The pdf sketch is not complete...just conceptual.
 

Attachments

  • Repair 150685 API 312 card racked 04.jpg
    Repair 150685 API 312 card racked 04.jpg
    427.8 KB
  • Repair 150685 API 312 card racked 20.jpg
    Repair 150685 API 312 card racked 20.jpg
    442.9 KB
  • Repair 150685 API 312 card racked 12 marked up.jpg
    Repair 150685 API 312 card racked 12 marked up.jpg
    565.4 KB
  • Repair 150685 API 312 card racked 24 marked up.jpg
    Repair 150685 API 312 card racked 24 marked up.jpg
    526.9 KB
  • Repair 150685 API 312 card racked 26 marked up.jpg
    Repair 150685 API 312 card racked 26 marked up.jpg
    553.3 KB
  • Repair 150685 API 312 card racked 27 marked up.jpg
    Repair 150685 API 312 card racked 27 marked up.jpg
    558 KB
  • Repair 150685 API single channel sketch.pdf
    239.2 KB
Last edited:
100Hz is low enough that you can measure with the AC range on your multimeter.

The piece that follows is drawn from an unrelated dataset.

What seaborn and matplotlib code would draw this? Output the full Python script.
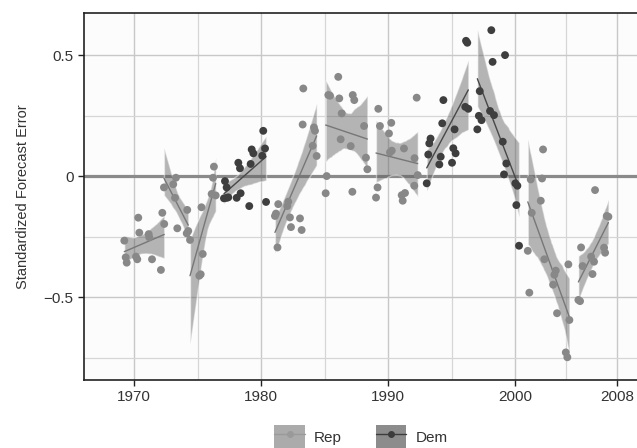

Via a film capacitor, not directly.

If anything, the spec to look at is a few rows lower, the "Dropout voltage", typically 2V. So for 24V out, you'll want a solid (at least) 26V input, ideally 27-28V (to account for some ripple).
I agree. It looks like a supply ripple problem.

Cheers

Ian
 
I noticed something:
For my regulator:
https://si.farnell.com/stmicroelect...13?CMP=e-email-sys-orderconfirmed-GLB-Product
Datasheet says (which I should be reading more):
View attachment 134303

Measured voltages with DVM under load:
21.34VAC ... before the diods
26.25VDC ... after diods
23.92VDC ... after L7824

Should I put more V out of transformer?
More voltage from the transformer would help. 24V should be sufficient. In the mean time you can reduce ripple by increasing the smoothing capacitor value. I suggest you try 2000uF.

Cheers

Ian
 
The old "buzzing transformer" isn't buzzing under loads up to 180mA at 24vdc, or 60mA at 24V in this circuit, didn't try it with more than 180mA. It puts out over 30vdc after full wave rectifier loaded with 180mA of current. Noise in recordings sent by Miha is below that of my monitors, it can and should be improved, the real problem is how recordings sound compared to good HJFP op amp with 2N5457. We went though what you guys are saying, several times.